Keating’s superannuation monster is out of control

By Leith van Onselen

The Australian’s Judith Sloan has continued her commendable attack against Paul Keating’s compulsory superannuation monster, describing it as “one of the costliest and most ineffective retirement models in the world”:

Most people think Paul Keating has four children. In fact, he has five. The fifth is compulsory superannuation: super for short…

There are many retirement models around the world. Ours is among the costliest and most ineffective. The notion that our system of compulsory superannuation is the envy of the world is a myth perpetrated by the superannuation industry, including funds, fund managers and various hangers-on.

A government with any guts would bring on a comprehensive review of the system of forcing people to forgo current consumption, pay extremely high fees and charges, and in most cases just to knock off their entitlement to a full Age Pension. There is little doubt a fearless and clear-headed analysis of the full effects, including the costs of the assoc­iated tax concessions, would come to the conclusion that the system is a failure and should be discontinued.

…there is no doubt the cost of the tax concessions far exceeds the savings that are made on the Age Pension. In other words, it is an extraordinarily dud deal, fiscally speaking… But none of these mere details seem to fuss the father of superannuation, who says the superannuation contribution charge should be ­increased ­immediately from the current figure of 9.5 per cent to 12 per cent. Indeed, Keating says the charge ultimately should be as high as 15 per cent, with a further longevity levy of 3 per cent or so on top of that figure.

Spot on. Raising the compulsory superannuation rate would create two deleterious outcomes:

  1. It would reduce worker’s disposable incomes; and
  2. It would cost the federal budget dearly.

On the first point, Paul Keating explicitly acknowledged that compulsory superannuation is paid for by employees, not employers, in a 2007 speech:

“The cost of superannuation was never borne by employers. It was absorbed into the overall wage cost. Indeed, in each year of the SGC growth between 1992 and 2002, the profit share in the economy rose…

“In other words, had employers not paid nine percentage points of wages as superannuation contributions to employee superannuation accounts, they would have paid it in cash as wages”…

As did Bill Shorten when he was Minister for Financial Services & Superannuation in the Gillard Government:

NEIL MITCHELL:

Okay. When superannuation goes up from 9 per cent to 12 per cent, who pays?..

BILL SHORTEN:

What happens with superannuation is that people’s pay goes up anyway. It goes up each year, by and large. What will happen is that superannuation, the increases to superannuation, will be absorbed as part of people’s pay rises… they get a pay rise, of which some will probably go in super, yes…

NEIL MITCHELL:

Okay. So you’re saying that the superannuation increases will be paid for by absorbing money out of the wage increases.

BILL SHORTEN:

That’s the evidence…

NEIL MITCHELL:

Well, so, just to get it clear, business will not be paying an extra dollar, right?

BILL SHORTEN:

No, I can’t see that business will be paying any more in the future than they otherwise would have been if the superannuation changes hadn’t gone through.
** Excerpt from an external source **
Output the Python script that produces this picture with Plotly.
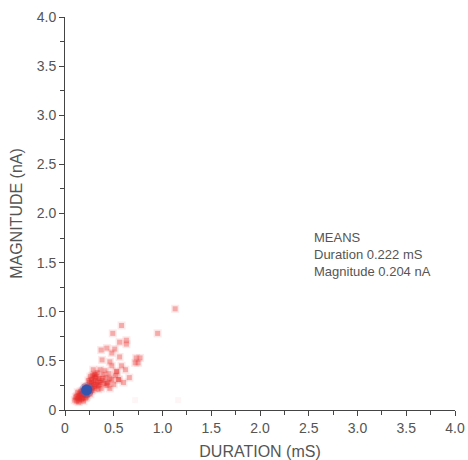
import plotly.graph_objects as go

duration = [0.10,0.12,0.13,0.15,0.11,0.14,0.16,0.18,0.17,0.19,0.20,0.22,0.21,0.24,0.23,0.25,0.26,0.27,0.28,0.25,
            0.29,0.30,0.31,0.27,0.24,0.32,0.30,0.33,0.28,0.35,0.36,0.34,0.38,0.37,0.40,0.42,0.39,0.44,0.45,0.46,
            0.48,0.50,0.41,0.36,0.52,0.55,0.43,0.53,0.62,0.48,0.38,0.46,0.48,0.43,0.37,0.51,0.56,0.63,0.63,0.49,
            0.58,0.77,0.75,0.95,1.13,0.29,0.26,0.31,0.20,0.18,0.16,0.22,0.19,0.14,0.58,0.60,0.66,0.56,0.73,0.72,
            0.53,0.31,0.38,0.46,0.55,0.43,0.27,0.12,0.15,0.17,0.13,0.21,0.23,0.26,0.28,0.32,0.34,0.30,0.33,0.35]
magnitude = [0.10,0.09,0.12,0.10,0.13,0.15,0.13,0.12,0.16,0.15,0.18,0.17,0.21,0.20,0.24,0.22,0.19,0.25,0.23,0.28,
             0.28,0.26,0.30,0.31,0.30,0.34,0.36,0.38,0.35,0.32,0.28,0.25,0.30,0.22,0.27,0.33,0.36,0.28,0.37,0.22,
             0.31,0.26,0.40,0.41,0.35,0.31,0.27,0.39,0.41,0.45,0.51,0.49,0.58,0.63,0.61,0.62,0.69,0.67,0.71,0.78,
             0.86,0.53,0.48,0.78,1.03,0.41,0.34,0.33,0.24,0.20,0.19,0.13,0.09,0.08,0.45,0.28,0.33,0.54,0.53,0.48,
             0.39,0.36,0.32,0.32,0.31,0.25,0.29,0.14,0.17,0.11,0.18,0.12,0.15,0.16,0.20,0.24,0.21,0.22,0.29,0.26]
faint_duration = [0.72, 1.16]
faint_magnitude = [0.10, 0.10]
mean_duration = [0.222]
mean_magnitude = [0.204]

tick_vals = [0, 0.5, 1.0, 1.5, 2.0, 2.5, 3.0, 3.5, 4.0]
tick_text = ["0", "0.5", "1.0", "1.5", "2.0", "2.5", "3.0", "3.5", "4.0"]

font_color = "#555555"
axis_color = "#444444"
font_family = "Liberation Sans, Arial"

fig = go.Figure()
# soft halo to mimic blur
fig.add_trace(go.Scatter(x=duration, y=magnitude, mode="markers",
                         marker=dict(symbol="square", size=8, color="rgba(235,40,35,0.10)", line=dict(width=0)),
                         hoverinfo="skip", showlegend=False))
fig.add_trace(go.Scatter(x=duration, y=magnitude, mode="markers",
                         marker=dict(symbol="square", size=5, color="rgba(230,30,25,0.30)", line=dict(width=0)),
                         showlegend=False))
fig.add_trace(go.Scatter(x=faint_duration, y=faint_magnitude, mode="markers",
                         marker=dict(symbol="square", size=6, color="rgba(230,30,25,0.04)", line=dict(width=0)),
                         showlegend=False))
fig.add_trace(go.Scatter(x=mean_duration, y=mean_magnitude, mode="markers",
                         marker=dict(symbol="circle", size=15, color="rgba(60,95,185,0.35)", line=dict(width=0)),
                         hoverinfo="skip", showlegend=False))
fig.add_trace(go.Scatter(x=mean_duration, y=mean_magnitude, mode="markers",
                         marker=dict(symbol="circle", size=11, color="rgb(50,85,175)", line=dict(width=0)),
                         showlegend=False))

axis_common = dict(range=[0, 4.0], tickvals=tick_vals, ticktext=tick_text, showgrid=False, zeroline=False,
                   showline=True, linecolor=axis_color, linewidth=1, ticks="outside", ticklen=5,
                   tickcolor=axis_color, tickwidth=1, automargin=False,
                   tickfont=dict(family=font_family, size=14, color=font_color),
                   minor=dict(dtick=0.25, ticks="outside", ticklen=4, tickcolor=axis_color, tickwidth=1, showgrid=False))

fig.update_xaxes(**axis_common,
                 title=dict(text="DURATION (mS)", font=dict(family=font_family, size=16, color=font_color), standoff=12))
fig.update_yaxes(**axis_common,
                 title=dict(text="MAGNITUDE (nA)", font=dict(family=font_family, size=16, color=font_color), standoff=10))

fig.add_annotation(x=2.53, y=1.85, xref="x", yref="y", xanchor="left", yanchor="top", showarrow=False, align="left",
                   text="MEANS<br>Duration 0.222 mS<br>Magnitude 0.204 nA",
                   font=dict(family=font_family, size=13, color=font_color))

fig.update_layout(width=468, height=460, margin=dict(l=65, r=13, t=17, b=50),
                  plot_bgcolor="white", paper_bgcolor="white")

# remove the default page margin so the figure fills the window exactly
fig.write_html("out.html", config={"displayModeBar": False},
               post_script="document.body.style.margin='0';document.body.style.overflow='hidden';")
Whereas the Henry Tax Review noted similar and explicitly recommended against raising the superannuation guarantee:

“Although employers are required to make superannuation guarantee contributions, employees bear the cost of these contributions through lower wage growth. This means the increase in the employee’s retirement income is achieved by reducing their standard of living before retirement”…

The retirement income report recommended that the superannuation guarantee rate remain at 9 per cent. In coming to this recommendation the Review took into the account the effect that the superannuation guarantee has on the pre-retirement income of low-income earners”.

On the second point about the costs to the federal budget, the below chart from Grattan says it all: “both the short and long term, superannuation tax breaks cost the budget more than they save in pension payments”:

Whereas the Henry Tax Review similarly acknowledged that compulsory superannuation is costing the federal budget more than it saves in Aged Pension costs:

“An increase in the superannuation guarantee would … have a net cost to government revenue even over the long term (that is, the loss of income tax revenue would not be replaced fully by an increase in superannuation tax collections or a reduction in Age Pension costs).”

In short, tax concessions on superannuation already cost the Budget an inordinate sum, and are growing rapidly. And raising the superannuation guarantee to 12% – as already legislated – would mean they become an even bigger ($2 billion a year) Budget drain over time. It’s an unambiguously dud deal for both workers and taxpayers.

About the only winners from such a policy would be the superannuation industry, which would get to ‘clip the ticket’ on more funds under management and earn fatter profits.

At a minimum, the legislated increase in the superannuation guarantee needs to be junked, combined with root-and-branch reform to the way concessions are distributed to make them more progressive.